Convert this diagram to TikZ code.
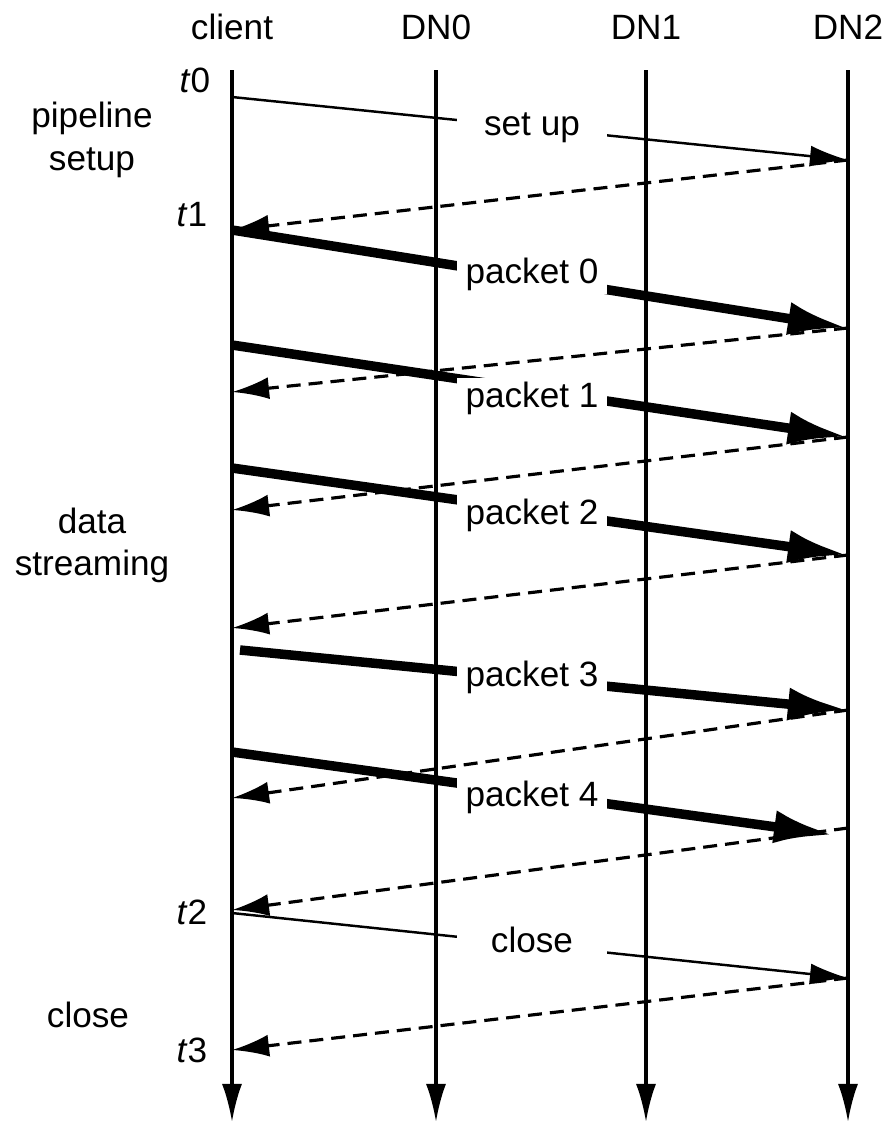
\documentclass[tikz,border=0pt]{standalone}
\usepackage{fontspec}
\setmainfont{Liberation Sans}
\usetikzlibrary{arrows.meta}

\tikzset{
  lifeline/.style={line width=0.9pt, -{Latex[length=0.38cm,width=0.2cm]}},
  msg/.style={line width=0.7pt, -{Latex[length=0.38cm,width=0.21cm]}},
  datamsg/.style={line width=2.7pt, -{Latex[length=0.6cm,width=0.33cm]}},
  ackmsg/.style={line width=0.9pt, dash pattern=on 0.14cm off 0.08cm, -{Latex[length=0.37cm,width=0.22cm]}},
  msglabel/.style={fill=white, inner sep=1pt, minimum width=1.5cm, minimum height=0.36cm},
  side/.style={align=center}
}

\begin{document}
\begin{tikzpicture}[x=0.01cm, y=-0.01cm, font=\fontsize{10}{12}\selectfont]
\useasboundingbox (0,0) rectangle (886,1133);
%% headers and lifelines
\node (client) at (232,27) {client};
\node (dn0) at (436,27) {DN0};
\node (dn1) at (646,27) {DN1};
\node (dn2) at (848,27) {DN2};
\draw[lifeline] (232,70) -- (232,1122);
\draw[lifeline] (436,70) -- (436,1122);
\draw[lifeline] (646,70) -- (646,1122);
\draw[lifeline] (848,70) -- (848,1122);
%% phase names and times on the left
\node (t0) at (195,80) {\textit{t}0};
\node (t1) at (192,215) {\textit{t}1};
\node (t2) at (192,912) {\textit{t}2};
\node (t3) at (192,1050) {\textit{t}3};
\node[side] (setup) at (92,140) {pipeline\\setup};
\node[side] (stream) at (92,545) {data\\streaming};
\node (closing) at (88,1015) {close};
%% end points on client and DN2
\coordinate (s0) at (232,97);   \coordinate (r0) at (848,160);
\coordinate (a0) at (232,230);
\coordinate (p0) at (232,230);  \coordinate (q0) at (848,328);
\coordinate (a1) at (232,392);
\coordinate (p1) at (232,345);  \coordinate (q1) at (848,437);
\coordinate (a2) at (232,510);
\coordinate (p2) at (232,468);  \coordinate (q2) at (848,555);
\coordinate (a3) at (232,628);
\coordinate (p3) at (240,650);  \coordinate (q3) at (848,710);
\coordinate (a4) at (232,798);
\coordinate (p4) at (232,752);  \coordinate (q4) at (834,835);
\coordinate (b4) at (848,828);  \coordinate (a5) at (232,910);
\coordinate (s1) at (232,913);  \coordinate (r1) at (848,978);
\coordinate (a6) at (232,1050);
%% pipeline setup
\draw[msg] (s0) -- (r0);
\node[msglabel] (lsetup) at (532,128) {set up};
\draw[ackmsg] (r0) -- (a0);
%% packets and acks
\draw[datamsg] (p0) -- (q0);
\node[msglabel] (lp0) at (532,274) {packet 0};
\draw[ackmsg] (q0) -- (a1);
\draw[datamsg] (p1) -- (q1);
\node[msglabel] (lp1) at (532,398) {packet 1};
\draw[ackmsg] (q1) -- (a2);
\draw[datamsg] (p2) -- (q2);
\node[msglabel] (lp2) at (532,515) {packet 2};
\draw[ackmsg] (q2) -- (a3);
\draw[datamsg] (p3) -- (q3);
\node[msglabel] (lp3) at (532,677) {packet 3};
\draw[ackmsg] (q3) -- (a4);
\draw[datamsg] (p4) -- (q4);
\node[msglabel] (lp4) at (532,797) {packet 4};
\draw[ackmsg] (b4) -- (a5);
%% close
\draw[msg] (s1) -- (r1);
\node[msglabel] (lclose) at (532,940) {close};
\draw[ackmsg] (r1) -- (a6);
\end{tikzpicture}
\end{document}
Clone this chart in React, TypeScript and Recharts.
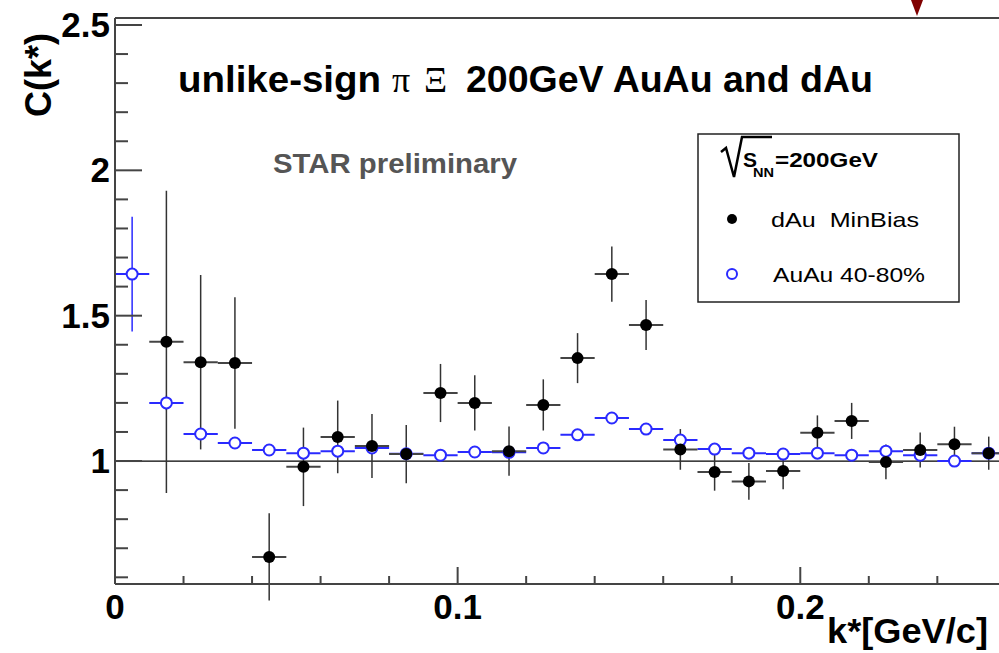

# Stated task
Your task is to transcribe all of the records precisely, with no images included.

# Task answer
Convert this diagram to TikZ code.
\documentclass[tikz,border=0pt]{standalone}
\usepackage{fontspec}
\setmainfont{Liberation Sans}
\usetikzlibrary{arrows.meta}

\tikzset{
  lifeline/.style={line width=0.9pt, -{Latex[length=0.38cm,width=0.2cm]}},
  msg/.style={line width=0.7pt, -{Latex[length=0.38cm,width=0.21cm]}},
  datamsg/.style={line width=2.7pt, -{Latex[length=0.6cm,width=0.33cm]}},
  ackmsg/.style={line width=0.9pt, dash pattern=on 0.14cm off 0.08cm, -{Latex[length=0.37cm,width=0.22cm]}},
  msglabel/.style={fill=white, inner sep=1pt, minimum width=1.5cm, minimum height=0.36cm},
  side/.style={align=center}
}

\begin{document}
\begin{tikzpicture}[x=0.01cm, y=-0.01cm, font=\fontsize{10}{12}\selectfont]
\useasboundingbox (0,0) rectangle (886,1133);
%% headers and lifelines
\node (client) at (232,27) {client};
\node (dn0) at (436,27) {DN0};
\node (dn1) at (646,27) {DN1};
\node (dn2) at (848,27) {DN2};
\draw[lifeline] (232,70) -- (232,1122);
\draw[lifeline] (436,70) -- (436,1122);
\draw[lifeline] (646,70) -- (646,1122);
\draw[lifeline] (848,70) -- (848,1122);
%% phase names and times on the left
\node (t0) at (195,80) {\textit{t}0};
\node (t1) at (192,215) {\textit{t}1};
\node (t2) at (192,912) {\textit{t}2};
\node (t3) at (192,1050) {\textit{t}3};
\node[side] (setup) at (92,140) {pipeline\\setup};
\node[side] (stream) at (92,545) {data\\streaming};
\node (closing) at (88,1015) {close};
%% end points on client and DN2
\coordinate (s0) at (232,97);   \coordinate (r0) at (848,160);
\coordinate (a0) at (232,230);
\coordinate (p0) at (232,230);  \coordinate (q0) at (848,328);
\coordinate (a1) at (232,392);
\coordinate (p1) at (232,345);  \coordinate (q1) at (848,437);
\coordinate (a2) at (232,510);
\coordinate (p2) at (232,468);  \coordinate (q2) at (848,555);
\coordinate (a3) at (232,628);
\coordinate (p3) at (240,650);  \coordinate (q3) at (848,710);
\coordinate (a4) at (232,798);
\coordinate (p4) at (232,752);  \coordinate (q4) at (834,835);
\coordinate (b4) at (848,828);  \coordinate (a5) at (232,910);
\coordinate (s1) at (232,913);  \coordinate (r1) at (848,978);
\coordinate (a6) at (232,1050);
%% pipeline setup
\draw[msg] (s0) -- (r0);
\node[msglabel] (lsetup) at (532,128) {set up};
\draw[ackmsg] (r0) -- (a0);
%% packets and acks
\draw[datamsg] (p0) -- (q0);
\node[msglabel] (lp0) at (532,274) {packet 0};
\draw[ackmsg] (q0) -- (a1);
\draw[datamsg] (p1) -- (q1);
\node[msglabel] (lp1) at (532,398) {packet 1};
\draw[ackmsg] (q1) -- (a2);
\draw[datamsg] (p2) -- (q2);
\node[msglabel] (lp2) at (532,515) {packet 2};
\draw[ackmsg] (q2) -- (a3);
\draw[datamsg] (p3) -- (q3);
\node[msglabel] (lp3) at (532,677) {packet 3};
\draw[ackmsg] (q3) -- (a4);
\draw[datamsg] (p4) -- (q4);
\node[msglabel] (lp4) at (532,797) {packet 4};
\draw[ackmsg] (b4) -- (a5);
%% close
\draw[msg] (s1) -- (r1);
\node[msglabel] (lclose) at (532,940) {close};
\draw[ackmsg] (r1) -- (a6);
\end{tikzpicture}
\end{document}
Clone this chart in React, TypeScript and Recharts.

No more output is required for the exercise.